Une attention particulière doit être portée à certaines populations les plus vulnérables au risque suicidaire, comme les jeunes (pour qui le suicide est la première cause de décès), les personnes âgées, en particulier lorsqu’elles souffrent d’isolement, les personnes ayant une orientation homosexuelle ou bisexuelle, les proches de victimes de suicides ou encore les personnes ayant déjà effectué une tentative de suicide.

L'INPES participe également au développement d’actions qui se situent en amont de la survenue d'un mal être. Des actions sont conduites pour favoriser le développement des compétences psychosociales des enfants (avec notamment des actions de soutien à la parentalité) et lutter contre l'isolement social (surtout des personnes âgées, dans le cadre du programme « bien vieillir »).
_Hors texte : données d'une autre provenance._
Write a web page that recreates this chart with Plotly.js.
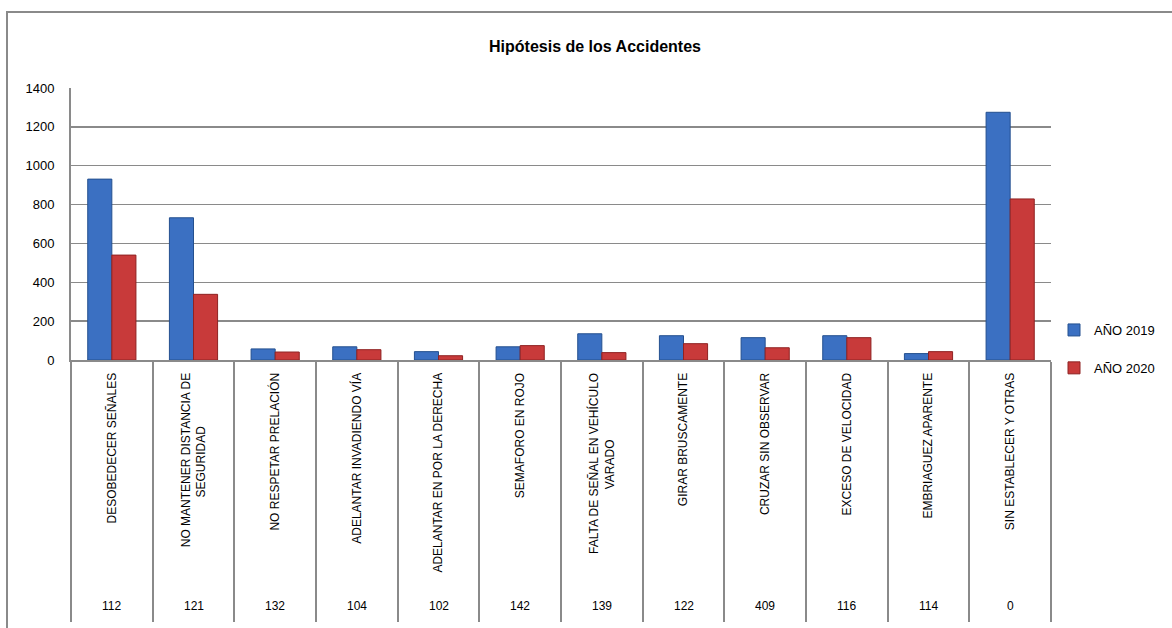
<!DOCTYPE html>
<html>
<head>
<meta charset="utf-8">
<script src="https://cdn.plot.ly/plotly-3.0.1.min.js"></script>
<style>
  html, body { margin: 0; padding: 0; background: #fff; }
  #wrap { position: relative; width: 1172px; height: 628px; overflow: hidden; }
  #chart { width: 1172px; height: 628px; }
  #frame { position: absolute; left: 6px; top: 11px; width: 1300px; height: 800px;
           border-left: 2px solid #8a8a8a; border-top: 2px solid #8a8a8a; pointer-events: none; }
</style>
</head>
<body>
<div id="wrap">
  <div id="chart"></div>
  <div id="frame"></div>
</div>
<script>
const categories = [
  "DESOBEDECER SEÑALES",
  "NO MANTENER DISTANCIA DE SEGURIDAD",
  "NO RESPETAR PRELACIÓN",
  "ADELANTAR INVADIENDO VÍA",
  "ADELANTAR EN POR LA DERECHA",
  "SEMAFORO EN ROJO",
  "FALTA DE SEÑAL EN VEHÍCULO VARADO",
  "GIRAR BRUSCAMENTE",
  "CRUZAR SIN OBSERVAR",
  "EXCESO DE VELOCIDAD",
  "EMBRIAGUEZ APARENTE",
  "SIN ESTABLECER Y OTRAS"
];
// label text as displayed (two labels wrap onto a second, centred line)
const tickLabels = [
  "DESOBEDECER SEÑALES",
  "NO MANTENER DISTANCIA DE<br>SEGURIDAD" + "\u00A0".repeat(16),
  "NO RESPETAR PRELACIÓN",
  "ADELANTAR INVADIENDO VÍA",
  "ADELANTAR EN POR LA DERECHA",
  "SEMAFORO EN ROJO",
  "FALTA DE SEÑAL EN VEHÍCULO<br>VARADO" + "\u00A0".repeat(20),
  "GIRAR BRUSCAMENTE",
  "CRUZAR SIN OBSERVAR",
  "EXCESO DE VELOCIDAD",
  "EMBRIAGUEZ APARENTE",
  "SIN ESTABLECER Y OTRAS"
];
const codes = ["112", "121", "132", "104", "102", "142", "139", "122", "409", "116", "114", "0"];
const values2019 = [931, 732, 57, 68, 43, 68, 135, 125, 115, 125, 33, 1275];
const values2020 = [540, 338, 41, 53, 22, 74, 38, 84, 63, 115, 43, 829];
const yTicks = [0, 200, 400, 600, 800, 1000, 1200, 1400];

const FONT = "Liberation Sans, Arial, sans-serif";

const traces = [
  {
    type: "bar", name: "AÑO 2019", x: categories, y: values2019,
    legendgroup: "a",
    marker: { color: "#3b70c2", line: { color: "#24508f", width: 1 } },
    hoverinfo: "x+y"
  },
  {
    type: "bar", name: "AÑO 2020", x: categories, y: values2020,
    legendgroup: "b",
    marker: { color: "#c83a3a", line: { color: "#8f2222", width: 1 } },
    hoverinfo: "x+y"
  }
];

const annotations = codes.map((c, i) => ({
  x: categories[i], xref: "x", y: -0.905, yref: "paper",
  text: c, showarrow: false, yanchor: "middle",
  font: { family: FONT, size: 12, color: "#000" }
}));

const layout = {
  width: 1172, height: 628,
  margin: { l: 71, r: 121, t: 88, b: 268, pad: 0 },
  paper_bgcolor: "#fff", plot_bgcolor: "#fff",
  font: { family: FONT, size: 12, color: "#000" },
  title: {
    text: "<b>Hipótesis de los Accidentes</b>",
    font: { family: FONT, size: 16, color: "#000" },
    x: 595 / 1172, xref: "container", xanchor: "center",
    y: 1 - 46 / 628, yref: "container", yanchor: "middle"
  },
  barmode: "group",
  bargap: 0.41,
  bargroupgap: 0,
  xaxis: {
    type: "category",
    automargin: false,
    tickangle: -90,
    tickvals: categories,
    ticktext: tickLabels,
    showline: true, linecolor: "#8a8a8a", linewidth: 2,
    ticks: "outside", tickson: "boundaries", ticklen: 260,
    tickcolor: "#8a8a8a", tickwidth: 2,
    ticklabelstandoff: 6,
    tickfont: { family: FONT, size: 12, color: "#000" },
    showgrid: false, zeroline: false, fixedrange: true
  },
  yaxis: {
    automargin: false,
    range: [0, 1400],
    tickvals: yTicks,
    ticktext: yTicks.map(String),
    showline: true, linecolor: "#8a8a8a", linewidth: 2,
    showgrid: true, gridcolor: "#8a8a8a", gridwidth: 1.5,
    zeroline: false, ticks: "",
    ticklabelstandoff: 12,
    tickfont: { family: FONT, size: 13, color: "#000" },
    fixedrange: true
  },
  showlegend: true,
  legend: {
    xref: "container", yref: "container",
    x: 1054 / 1172, xanchor: "left", y: 1 - 315 / 628, yanchor: "top",
    font: { family: FONT, size: 13, color: "#000" },
    traceorder: "grouped", tracegroupgap: 18,
    itemwidth: 30, bgcolor: "rgba(0,0,0,0)"
  },
  annotations: annotations
};

Plotly.newPlot("chart", traces, layout, { displayModeBar: false, staticPlot: true });
</script>
</body>
</html>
Par ailleurs, l’INPES mène d’autres actions, notamment de lutte contre l’homophobie, important facteur de risque suicidaire pour les personnes qui en sont victimes, ou encore d’information sur la dépression avec un site Internet et un guide de référence.

Ce numéro spécial du Bulletin Epidémiologique Hebdomadaire (BEH) permet d’œuvrer à l’amélioration de la qualité des données et le suivi des suicides et tentatives de suicides en population générale comme au sein de populations spécifiques (en milieu carcéral, dans le contexte professionnel…).